К тому же теперь, когда Аннабель надежно поместила его среди своих владений, сама она принялась подспудно извлекать себя из той комнаты, которая прежде была для нес всем миром, а Ли оставался там в жалком одиночестве, как на необитаемом острове.
Теперь у нее было две комнаты, ее невидимый мир расширил свои физические границы, хотя казалось, что ей больше не нужно населять его столькими реальными предметами, как раньше, — видимо, потому, что печаль ее так глубоко впиталась в дерево и камни самого дома, что она знала наверняка: никто больше не сможет здесь быть счастлив. Она больше не делилась ничем сокровенным с фигурами на стенах. Не стремилась покупать новую мебель и даже не заставляла каминную полку молочными бутылками с букетиками листьев и ягод из парка. Часами она лежала в постели, пока Ли был на работе, иногда рисовала в альбоме любимых апокалиптических тварей, но все больше и больше просто смотрела в пространство, погрузившись в свои мысли. Окно оставалось заложенным досками, и в комнате всегда было темно и смутно.

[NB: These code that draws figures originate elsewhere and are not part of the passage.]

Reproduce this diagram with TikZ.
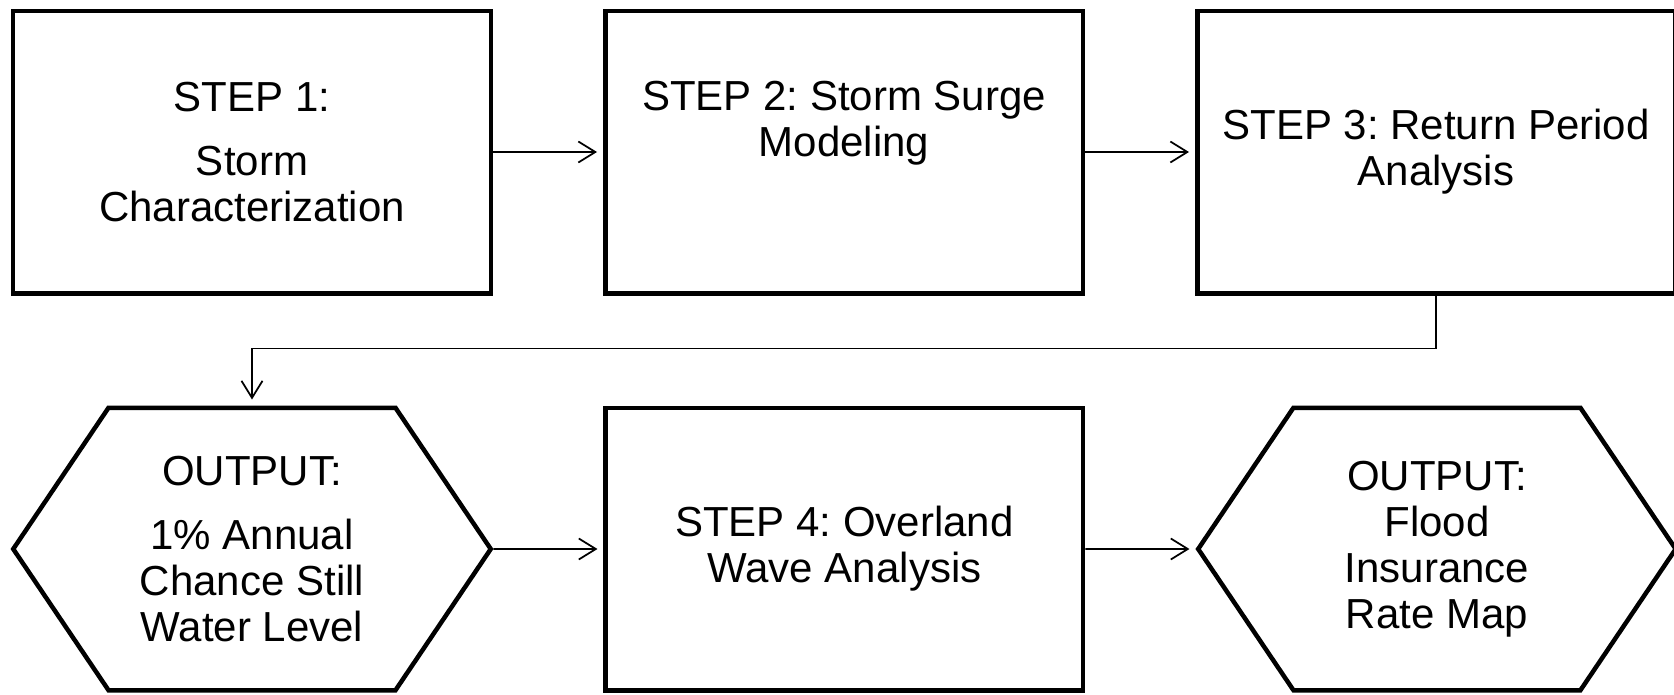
\documentclass[tikz,border=0pt]{standalone}
\usepackage{fontspec}
\setmainfont{Liberation Sans}
\usepackage{tikz}
\tikzset{
    stepbox/.style={rectangle,draw=black,line width=0.09cm,minimum width=9.55cm,minimum height=5.65cm,align=center,font=\fontsize{23.9}{26.2}\selectfont\frenchspacing},
    outhex/.style={signal,signal to=west and east,signal pointer angle=112,draw=black,line width=0.09cm,minimum width=9.55cm,minimum height=5.65cm,align=center,font=\fontsize{23.9}{26.2}\selectfont\frenchspacing},
    link/.style={line width=0.035cm},
}
\usetikzlibrary{shapes.symbols,arrows.meta}
\usetikzlibrary{positioning}

\begin{document}
\begin{tikzpicture}[>={Straight Barb[length=0.34cm,width=0.42cm]},node distance=2.2cm]
\useasboundingbox (0,0) rectangle (33.48,-13.88);
\node[stepbox] (s1) at (5.04,-3.04) {STEP 1:\\[0.36cm]Storm\\Characterization};
\node[stepbox] (s2) [right =of s1] {STEP 2: Storm Surge\\Modeling\\[0.12cm]\strut} edge [<-,link,shorten <=0.12cm] (s1);
\node[stepbox] (s3) [right =of s2] {STEP 3: Return Period\\Analysis} edge [<-,link,shorten <=0.12cm] (s2);
\node[outhex] (o1) [below =of s1] {OUTPUT:\\[0.36cm]1\% Annual\\Chance Still\\Water Level};
\node[stepbox] (s4) [right =of o1] {STEP 4: Overland\\Wave Analysis} edge [<-,link,shorten <=0.12cm] (o1);
\node[outhex] (o2) [right =of s4] {OUTPUT:\\Flood\\Insurance\\Rate Map} edge [<-,link,shorten <=0.12cm] (s4);
\draw[->,link,shorten >=0.12cm] (s3.south) -- ++(0,-1.06) -| (o1.north);
\end{tikzpicture}
\end{document}
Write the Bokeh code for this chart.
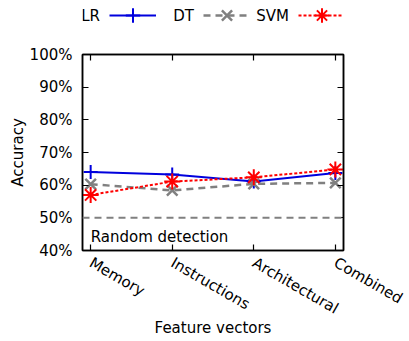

Бывали дни, когда она не вставала совсем, а если и вставала, то предпочитала не одеваться и не умываться — просто мыкалась весь день по квартире в ночной сорочке, вылитая безумная Офелия, нечесаные волосы слиплись от акварели или заляпаны яичным желтком. Зато теперь, зная, каковы бывают безумцы и как себя ведут, она начала немного робеть и походила иногда на расплывчатую имитацию себя прежней. Лекарств, что ей выписали, она не принимала — смывала в унитаз, чтобы об этом не узнал Ли. После курса лечения к психиатру не ходила, хотя следовало, но в определенные дни недели тщательно одевалась, как бы собираясь в клинику, и Ли ей верил.